__Exercise__.
Only the lines from the start of the data through the line with "(0,0) rectangle (852,548);" belong in the copy. Restate them word for word, minus the pictures.

__Source material__.
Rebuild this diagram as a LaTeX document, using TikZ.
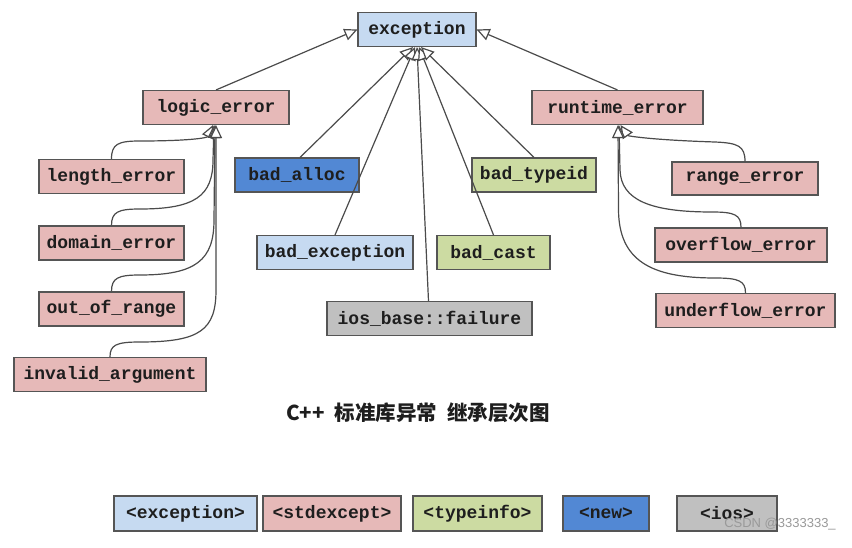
\documentclass[tikz,border=0pt]{standalone}
\usepackage{fontspec}
\setmonofont{Liberation Mono}
\newfontfamily\cjk{Noto Sans CJK SC}
\newfontfamily\wmfont{Liberation Sans}
\usetikzlibrary{arrows.meta}
\definecolor{cExc}{RGB}{198,218,241}
\definecolor{cStd}{RGB}{230,185,184}
\definecolor{cTyp}{RGB}{204,219,162}
\definecolor{cNew}{RGB}{82,136,212}
\definecolor{cIos}{RGB}{192,192,192}
\definecolor{cBorder}{RGB}{85,85,85}
\definecolor{cLine}{RGB}{75,75,75}
\definecolor{cText}{RGB}{30,30,30}
\begin{document}
\begin{tikzpicture}[x=1pt,y=-1pt,
  box/.style={draw=cBorder, line width=1.1pt, inner sep=0pt, minimum height=34pt,
    font=\ttfamily\bfseries\fontsize{18}{20}\selectfont, text=cText},
  inh/.style={draw=cLine, line width=1.2pt, -{Triangle[length=13pt,width=12pt,fill=white]}},
]
\useasboundingbox[fill=white] (0,0) rectangle (852,548);

% nodes
\node[box, fill=cExc, minimum width=118pt] (ex)  at (417,29.5)   {exception};
\node[box, fill=cStd, minimum width=146pt] (lg)  at (216,107.5)  {logic\_error};
\node[box, fill=cStd, minimum width=171pt] (rt)  at (617.5,107.5){runtime\_error};
\node[box, fill=cStd, minimum width=145pt] (le)  at (111.5,176.5){length\_error};
\node[box, fill=cNew, minimum width=124pt] (ba)  at (297,175)    {bad\_alloc};
\node[box, fill=cTyp, minimum width=124pt] (bt)  at (534,175)    {bad\_typeid};
\node[box, fill=cStd, minimum width=146pt, minimum height=33pt] (re) at (745,178.5) {range\_error};
\node[box, fill=cStd, minimum width=145pt] (de)  at (111.5,243)  {domain\_error};
\node[box, fill=cExc, minimum width=156pt] (be)  at (335,252.5)  {bad\_exception};
\node[box, fill=cTyp, minimum width=113pt] (bc)  at (493.5,252.5){bad\_cast};
\node[box, fill=cStd, minimum width=172pt] (of)  at (741,245)    {overflow\_error};
\node[box, fill=cStd, minimum width=145pt] (oor) at (111.5,309)  {out\_of\_range};
\node[box, fill=cIos, minimum width=205pt] (ios) at (429.5,318.5){ios\_base::failure};
\node[box, fill=cStd, minimum width=179pt] (uf)  at (745.5,310.5){underflow\_error};
\node[box, fill=cStd, minimum width=192pt] (ia)  at (110,374.5)  {invalid\_argument};

% title
\node[font=\cjk\bfseries\fontsize{20.5}{24}\selectfont, text=cText] (title) at (418,413)
  {C++\hspace{10pt}标准库异常\hspace{10pt}继承层次图};

% legend
\node[box, fill=cExc, minimum width=143pt, minimum height=35pt] (l1) at (185.5,513.5) {<exception>};
\node[box, fill=cStd, minimum width=138pt, minimum height=35pt] (l2) at (332,513.5)   {<stdexcept>};
\node[box, fill=cTyp, minimum width=129pt, minimum height=35pt] (l3) at (477.5,513.5) {<typeinfo>};
\node[box, fill=cNew, minimum width=86pt,  minimum height=35pt] (l4) at (606,513.5)   {<new>};
\node[box, fill=cIos, minimum width=100pt, minimum height=35pt] (l5) at (727,513.5)   {<ios>};

% watermark
\node[font=\wmfont\fontsize{13}{15}\selectfont, text=black!40] (wm) at (780,524) {CSDN @3333333\_};

% edges to exception
\draw[inh] (lg.north) -- (ex.west);
\draw[inh] (rt.north) -- (ex.east);
\draw[inh] ([xshift=3pt]ba.north) -- ([xshift=-4pt]ex.south);
\draw[inh] (be.north) -- ([xshift=-2pt]ex.south);
\draw[inh] ([xshift=-1pt]ios.north) -- (ex.south);
\draw[inh] (bc.north) -- ([xshift=2pt]ex.south);
\draw[inh] (bt.north) -- ([xshift=4pt]ex.south);

% logic_error children
\draw[inh] (le.north) .. controls (111.5,144) and (118,141) .. (140,141)
  .. controls (188,141) and (207,138) .. ([xshift=-3pt]lg.south);
\draw[inh] (de.north) .. controls (111.5,212) and (118,209) .. (140,209)
  .. controls (195,209) and (213,196) .. (213,160) -- ([xshift=-2pt]lg.south);
\draw[inh] (oor.north) .. controls (111.5,278) and (118,275) .. (140,275)
  .. controls (196,275) and (214,260) .. (214,220) -- ([xshift=-1pt]lg.south);
\draw[inh] (ia.north) .. controls (110,345) and (116,342) .. (140,342)
  .. controls (200,342) and (216,330) .. (216,290) -- (lg.south);

% runtime_error children
\draw[inh] (re.north) .. controls (745,146) and (738,143) .. (715,142)
  .. controls (652,140) and (628,136) .. ([xshift=3pt]rt.south);
\draw[inh] (of.north) .. controls (741,215) and (735,212) .. (712,212)
  .. controls (650,212) and (621,200) .. (620,170) -- ([xshift=1.5pt]rt.south);
\draw[inh] (uf.north) .. controls (745.5,281) and (739,278) .. (715,278)
  .. controls (650,278) and (619,260) .. (618.5,210) -- ([xshift=0.5pt]rt.south);
\end{tikzpicture}
\end{document}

__Task response__.
Rebuild this diagram as a LaTeX document, using TikZ.
\documentclass[tikz,border=0pt]{standalone}
\usepackage{fontspec}
\setmonofont{Liberation Mono}
\newfontfamily\cjk{Noto Sans CJK SC}
\newfontfamily\wmfont{Liberation Sans}
\usetikzlibrary{arrows.meta}
\definecolor{cExc}{RGB}{198,218,241}
\definecolor{cStd}{RGB}{230,185,184}
\definecolor{cTyp}{RGB}{204,219,162}
\definecolor{cNew}{RGB}{82,136,212}
\definecolor{cIos}{RGB}{192,192,192}
\definecolor{cBorder}{RGB}{85,85,85}
\definecolor{cLine}{RGB}{75,75,75}
\definecolor{cText}{RGB}{30,30,30}
\begin{document}
\begin{tikzpicture}[x=1pt,y=-1pt,
  box/.style={draw=cBorder, line width=1.1pt, inner sep=0pt, minimum height=34pt,
    font=\ttfamily\bfseries\fontsize{18}{20}\selectfont, text=cText},
  inh/.style={draw=cLine, line width=1.2pt, -{Triangle[length=13pt,width=12pt,fill=white]}},
]
\useasboundingbox[fill=white] (0,0) rectangle (852,548);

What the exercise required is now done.